Perhaps the most important thing to note is that the mission is God's.  This is not the 'missio Dei' theology that has been touted by those uncomfortable with the exclusive message of the Gospel of Jesus Christ and with the exclusivity of the Church.  Quite the opposite.  By this point in Acts ,we know what the mission is all about: a proclamation of the Good News of Jesus Christ for the whole world.  This message is not formulated as an aid agency or any good works promulgated internationally.  It is message-centric.  What can the delivery of the Good News that Jesus died for our sins and rose from the dead mean to each person in every culture?  The answer is that it creates communities of believers who, like exclusive Israel in the Old Testament, give exclusive devotion to the Lord Jesus Christ.  These communities or assemblies, churches, become communities of faith, love, and hope.  The mission is Jesus, the ministry is the church's.  When people broaden the 'mission' beyond activities like Bible translation, evangelism, church planting, and teaching for the church, it is not 'holistic' but diluted.  The church has many ministries, but there is one mission, and Luke offers many illustrations of this in Acts.

Of note in this passage is the international ‘air’ that is already present in this group of Christians.  Antioch on the Orontes in (ancient) Syria is in view.  It had been the western capital of the Persian Empire and was the third greatest city in the Roman Empire.  Though representing the renown of the city in the 4th century AD, the following comment applies to the earlier centuries as well: Antioch was a good choice for exporting the Gospel.  As Ammianus Marcellinus wrote about the city in the 4th c. AD, though in regard to a long history of importance,

Next Syria spreads for a distance over a beautiful plain. This is famed for Antioch, a city know to all the world, and without a rival, so rich is it in imported and domestic commodities’ (14.8.8).[1]

Note the importance of the city for international trade.  For centuries, Tyre, to the south, also held this reputation.  Ezekiel 27-28, for example, makes note of its international renown and trade (cf. Zechariah 9.3).  In Paul’s day, Antioch held the title for trade in the eastern Mediterranean.  (Remember, Tyre was destroyed by Babylonian invaders at the time of Jerusalem’s fall in the early 6th c. BC.—prophesied by Isaiah in 23.1)
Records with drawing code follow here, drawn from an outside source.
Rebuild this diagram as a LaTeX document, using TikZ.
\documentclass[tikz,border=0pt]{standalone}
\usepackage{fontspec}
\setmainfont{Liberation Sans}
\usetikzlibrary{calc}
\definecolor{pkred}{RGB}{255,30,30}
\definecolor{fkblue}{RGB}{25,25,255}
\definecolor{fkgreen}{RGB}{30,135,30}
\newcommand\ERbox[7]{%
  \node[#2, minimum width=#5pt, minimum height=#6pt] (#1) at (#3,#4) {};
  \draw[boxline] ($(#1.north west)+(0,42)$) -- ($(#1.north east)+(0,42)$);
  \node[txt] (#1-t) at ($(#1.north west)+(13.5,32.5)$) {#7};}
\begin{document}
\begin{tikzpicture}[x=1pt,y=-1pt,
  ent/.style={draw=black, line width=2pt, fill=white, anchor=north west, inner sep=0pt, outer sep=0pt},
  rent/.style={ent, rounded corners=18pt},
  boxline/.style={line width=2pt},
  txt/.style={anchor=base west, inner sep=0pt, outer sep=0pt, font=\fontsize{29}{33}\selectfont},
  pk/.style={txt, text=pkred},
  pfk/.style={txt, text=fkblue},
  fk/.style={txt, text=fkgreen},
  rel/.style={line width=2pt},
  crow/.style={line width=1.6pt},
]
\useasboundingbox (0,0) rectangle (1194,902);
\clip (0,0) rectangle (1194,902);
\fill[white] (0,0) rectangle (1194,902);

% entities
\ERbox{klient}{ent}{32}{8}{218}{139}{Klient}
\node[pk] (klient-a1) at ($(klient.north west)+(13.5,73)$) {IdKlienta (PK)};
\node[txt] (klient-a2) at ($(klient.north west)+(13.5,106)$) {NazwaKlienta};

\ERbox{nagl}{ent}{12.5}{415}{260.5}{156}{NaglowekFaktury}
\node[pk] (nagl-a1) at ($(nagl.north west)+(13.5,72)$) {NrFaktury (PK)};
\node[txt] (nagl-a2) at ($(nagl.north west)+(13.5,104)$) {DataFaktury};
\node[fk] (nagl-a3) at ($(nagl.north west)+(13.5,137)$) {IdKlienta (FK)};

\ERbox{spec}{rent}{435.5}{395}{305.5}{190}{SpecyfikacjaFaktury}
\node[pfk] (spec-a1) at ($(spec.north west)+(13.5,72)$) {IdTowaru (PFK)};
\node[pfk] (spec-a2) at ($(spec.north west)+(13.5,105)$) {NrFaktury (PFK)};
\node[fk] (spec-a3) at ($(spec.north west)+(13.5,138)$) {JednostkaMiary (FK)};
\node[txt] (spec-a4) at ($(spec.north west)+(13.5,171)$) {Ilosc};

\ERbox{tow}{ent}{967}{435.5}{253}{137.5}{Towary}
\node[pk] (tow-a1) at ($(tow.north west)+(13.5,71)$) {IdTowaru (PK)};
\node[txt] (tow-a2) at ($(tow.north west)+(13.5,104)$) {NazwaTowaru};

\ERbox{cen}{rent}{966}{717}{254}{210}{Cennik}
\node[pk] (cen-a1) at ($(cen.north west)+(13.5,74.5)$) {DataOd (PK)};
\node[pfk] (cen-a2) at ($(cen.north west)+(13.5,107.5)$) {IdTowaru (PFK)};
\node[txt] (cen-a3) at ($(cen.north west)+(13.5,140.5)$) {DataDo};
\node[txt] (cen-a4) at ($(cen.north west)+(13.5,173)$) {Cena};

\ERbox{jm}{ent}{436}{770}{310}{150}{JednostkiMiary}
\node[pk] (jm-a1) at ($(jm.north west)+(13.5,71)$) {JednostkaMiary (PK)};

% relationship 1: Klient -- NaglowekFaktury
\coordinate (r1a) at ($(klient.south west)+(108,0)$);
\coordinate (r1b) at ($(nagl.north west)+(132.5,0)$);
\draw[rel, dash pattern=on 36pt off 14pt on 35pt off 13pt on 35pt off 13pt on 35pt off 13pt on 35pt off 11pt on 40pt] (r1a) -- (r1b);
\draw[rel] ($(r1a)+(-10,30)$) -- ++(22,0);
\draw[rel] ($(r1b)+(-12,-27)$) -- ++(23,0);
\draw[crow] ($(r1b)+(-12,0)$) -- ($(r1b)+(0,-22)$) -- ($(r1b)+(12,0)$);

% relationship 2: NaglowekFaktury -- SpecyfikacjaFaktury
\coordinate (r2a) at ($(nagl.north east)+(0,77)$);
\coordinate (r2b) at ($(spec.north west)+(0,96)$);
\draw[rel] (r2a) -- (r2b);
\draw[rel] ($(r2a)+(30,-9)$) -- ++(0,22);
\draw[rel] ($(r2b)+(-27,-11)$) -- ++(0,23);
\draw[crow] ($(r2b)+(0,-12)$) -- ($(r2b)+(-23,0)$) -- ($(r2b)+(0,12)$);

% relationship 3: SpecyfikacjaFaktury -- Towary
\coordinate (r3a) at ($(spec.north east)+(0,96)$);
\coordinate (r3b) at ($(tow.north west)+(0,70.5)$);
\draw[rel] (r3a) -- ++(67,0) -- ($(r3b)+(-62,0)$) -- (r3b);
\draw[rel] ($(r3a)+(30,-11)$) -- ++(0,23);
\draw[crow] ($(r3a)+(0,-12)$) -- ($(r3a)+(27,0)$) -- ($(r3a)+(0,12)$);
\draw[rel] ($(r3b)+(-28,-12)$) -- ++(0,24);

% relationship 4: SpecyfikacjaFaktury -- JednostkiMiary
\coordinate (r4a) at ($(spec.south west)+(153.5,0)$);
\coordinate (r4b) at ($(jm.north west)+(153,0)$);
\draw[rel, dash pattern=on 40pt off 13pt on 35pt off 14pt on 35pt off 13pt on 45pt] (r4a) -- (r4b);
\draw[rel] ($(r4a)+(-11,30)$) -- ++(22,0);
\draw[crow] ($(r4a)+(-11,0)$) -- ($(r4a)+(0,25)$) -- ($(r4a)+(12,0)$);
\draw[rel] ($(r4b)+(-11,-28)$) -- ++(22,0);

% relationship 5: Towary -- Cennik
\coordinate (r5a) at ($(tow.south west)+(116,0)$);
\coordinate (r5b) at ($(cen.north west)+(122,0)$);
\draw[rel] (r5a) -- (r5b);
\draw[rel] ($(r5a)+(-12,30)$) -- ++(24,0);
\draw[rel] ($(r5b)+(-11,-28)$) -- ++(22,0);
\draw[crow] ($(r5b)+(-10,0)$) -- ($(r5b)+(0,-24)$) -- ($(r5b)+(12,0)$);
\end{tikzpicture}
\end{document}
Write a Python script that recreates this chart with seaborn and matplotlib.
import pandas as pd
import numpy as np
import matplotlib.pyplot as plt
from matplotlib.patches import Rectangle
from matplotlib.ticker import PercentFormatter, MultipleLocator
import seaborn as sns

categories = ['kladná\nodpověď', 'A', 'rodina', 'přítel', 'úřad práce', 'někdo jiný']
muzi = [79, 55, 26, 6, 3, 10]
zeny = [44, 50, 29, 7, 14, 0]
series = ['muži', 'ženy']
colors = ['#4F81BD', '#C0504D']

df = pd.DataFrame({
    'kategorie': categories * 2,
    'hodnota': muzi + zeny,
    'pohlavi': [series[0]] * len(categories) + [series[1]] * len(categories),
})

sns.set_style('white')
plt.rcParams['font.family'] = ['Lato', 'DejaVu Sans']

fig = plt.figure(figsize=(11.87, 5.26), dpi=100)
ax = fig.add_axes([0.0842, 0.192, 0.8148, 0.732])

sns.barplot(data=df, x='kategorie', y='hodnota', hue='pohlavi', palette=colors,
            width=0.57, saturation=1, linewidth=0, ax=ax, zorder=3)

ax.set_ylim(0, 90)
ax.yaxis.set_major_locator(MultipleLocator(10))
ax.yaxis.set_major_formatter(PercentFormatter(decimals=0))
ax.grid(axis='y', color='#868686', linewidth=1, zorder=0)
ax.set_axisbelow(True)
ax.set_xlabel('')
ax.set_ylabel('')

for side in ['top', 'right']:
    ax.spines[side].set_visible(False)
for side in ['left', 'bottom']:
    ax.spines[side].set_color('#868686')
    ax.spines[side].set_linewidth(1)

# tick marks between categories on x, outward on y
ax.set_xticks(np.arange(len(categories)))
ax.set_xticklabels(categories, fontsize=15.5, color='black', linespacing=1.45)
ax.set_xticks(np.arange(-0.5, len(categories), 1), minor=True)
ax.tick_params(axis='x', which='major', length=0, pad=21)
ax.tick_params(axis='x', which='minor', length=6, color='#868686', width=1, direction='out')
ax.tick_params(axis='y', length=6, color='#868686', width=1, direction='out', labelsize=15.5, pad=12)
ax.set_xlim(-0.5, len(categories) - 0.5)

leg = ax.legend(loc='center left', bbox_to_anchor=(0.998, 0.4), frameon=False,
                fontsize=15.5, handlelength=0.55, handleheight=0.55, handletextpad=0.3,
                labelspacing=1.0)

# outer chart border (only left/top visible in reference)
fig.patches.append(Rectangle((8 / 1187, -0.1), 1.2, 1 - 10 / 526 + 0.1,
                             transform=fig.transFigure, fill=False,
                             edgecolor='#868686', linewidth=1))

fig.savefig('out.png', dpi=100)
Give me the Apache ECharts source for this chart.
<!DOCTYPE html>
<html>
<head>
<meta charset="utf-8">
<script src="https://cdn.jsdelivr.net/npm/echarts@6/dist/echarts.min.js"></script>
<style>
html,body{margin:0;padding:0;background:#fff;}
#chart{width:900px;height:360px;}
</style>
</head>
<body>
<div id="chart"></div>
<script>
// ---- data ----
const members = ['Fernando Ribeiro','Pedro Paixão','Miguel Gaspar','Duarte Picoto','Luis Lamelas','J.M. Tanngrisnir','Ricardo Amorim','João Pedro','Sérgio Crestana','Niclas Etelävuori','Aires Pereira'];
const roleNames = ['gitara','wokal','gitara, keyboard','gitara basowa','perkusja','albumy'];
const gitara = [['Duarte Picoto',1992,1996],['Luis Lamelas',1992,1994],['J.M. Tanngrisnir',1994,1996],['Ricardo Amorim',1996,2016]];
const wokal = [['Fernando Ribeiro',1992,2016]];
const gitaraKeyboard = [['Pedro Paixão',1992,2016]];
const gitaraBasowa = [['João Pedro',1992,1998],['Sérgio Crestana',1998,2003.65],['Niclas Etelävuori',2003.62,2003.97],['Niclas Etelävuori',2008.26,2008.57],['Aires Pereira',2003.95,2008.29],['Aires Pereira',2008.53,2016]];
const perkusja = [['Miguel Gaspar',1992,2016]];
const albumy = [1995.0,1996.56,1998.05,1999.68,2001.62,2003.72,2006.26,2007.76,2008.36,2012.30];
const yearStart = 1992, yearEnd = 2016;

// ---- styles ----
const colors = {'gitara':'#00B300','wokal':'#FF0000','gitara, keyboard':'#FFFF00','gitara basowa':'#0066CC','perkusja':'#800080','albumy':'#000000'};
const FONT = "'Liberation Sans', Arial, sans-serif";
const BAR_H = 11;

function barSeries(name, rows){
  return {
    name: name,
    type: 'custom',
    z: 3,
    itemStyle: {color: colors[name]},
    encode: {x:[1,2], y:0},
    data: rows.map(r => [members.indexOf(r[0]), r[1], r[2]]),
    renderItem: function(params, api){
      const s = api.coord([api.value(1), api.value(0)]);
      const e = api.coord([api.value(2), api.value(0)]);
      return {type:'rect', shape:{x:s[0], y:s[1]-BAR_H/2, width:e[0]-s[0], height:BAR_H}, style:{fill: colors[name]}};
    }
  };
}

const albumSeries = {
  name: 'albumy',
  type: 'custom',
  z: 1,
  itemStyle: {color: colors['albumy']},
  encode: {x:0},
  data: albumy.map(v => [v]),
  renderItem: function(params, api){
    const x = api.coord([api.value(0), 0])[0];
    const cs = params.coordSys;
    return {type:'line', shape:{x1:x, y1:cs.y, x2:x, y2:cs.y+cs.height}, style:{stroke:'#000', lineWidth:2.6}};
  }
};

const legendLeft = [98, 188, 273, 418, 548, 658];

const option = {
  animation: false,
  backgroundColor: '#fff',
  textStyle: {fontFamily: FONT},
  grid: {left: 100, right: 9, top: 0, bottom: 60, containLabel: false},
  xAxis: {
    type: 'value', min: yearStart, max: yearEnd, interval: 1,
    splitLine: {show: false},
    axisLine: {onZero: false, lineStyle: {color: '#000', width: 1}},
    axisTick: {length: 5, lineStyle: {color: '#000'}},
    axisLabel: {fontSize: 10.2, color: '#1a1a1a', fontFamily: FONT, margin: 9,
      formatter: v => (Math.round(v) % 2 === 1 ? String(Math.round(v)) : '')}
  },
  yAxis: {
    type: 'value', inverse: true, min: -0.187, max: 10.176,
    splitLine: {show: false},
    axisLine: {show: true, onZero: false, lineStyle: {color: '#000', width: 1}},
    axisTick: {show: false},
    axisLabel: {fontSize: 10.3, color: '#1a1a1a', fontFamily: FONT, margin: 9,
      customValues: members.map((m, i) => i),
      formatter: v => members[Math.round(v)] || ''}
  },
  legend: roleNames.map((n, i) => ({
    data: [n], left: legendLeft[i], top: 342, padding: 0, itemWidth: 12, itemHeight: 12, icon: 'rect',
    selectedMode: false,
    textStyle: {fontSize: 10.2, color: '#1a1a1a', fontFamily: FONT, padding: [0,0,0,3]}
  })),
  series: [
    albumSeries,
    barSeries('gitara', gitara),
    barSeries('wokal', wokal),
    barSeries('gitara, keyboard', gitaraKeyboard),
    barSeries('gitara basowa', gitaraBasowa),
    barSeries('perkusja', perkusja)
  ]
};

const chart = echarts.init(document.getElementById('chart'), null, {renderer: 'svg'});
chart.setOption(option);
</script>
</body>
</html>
We know that Barnabas was from a Mediterranean island to the west, Cyprus (Acts 4.36).  His nephew, Mark, joined the first mission and—no surprise—the first place the mission team headed was Cyprus.  We meet Barnabas first in Jerusalem, however, a benefactor of the church there.  The Jerusalem church sent him to Antioch when word arrived that great numbers had become Christians.  Barnabas, in turn, went to Tarsus to find Paul, and the two of them ministered in Antioch for a year (Acts 11.22-26).

Simeon is mentioned next.  He might have been dubbed ‘Niger’ (the Latin word for ‘black’) because he was black, unless this was some sort of reverse nickname like calling some big loaf, ‘Tiny’.  He has a good Jewish name, so I doubt he was a blond-haired German.  He might have been black and, if so, likely from East Africa.  Blacks were particularly associated with the region south of Egypt at the time rather than south of the Saharan desert, an ambiguous region with negligible contact at the time.  We must remember that North Africa was not black but Egyptian, Carthaginian, Numidian, Berber and the like.  Was Simeon a connection to the Ethiopian eunuch of Acts 8?  (‘Ethiopian’ at the time also meant ‘black’, not necessarily the country or peoples of ‘Ethiopia’ today.)  This is largely speculative, of course, but we might have a nickname to do with hair colour for all that matter.  (In fact, some ancient texts from the Middle East call Assyrian people by the name ‘black hair’.) 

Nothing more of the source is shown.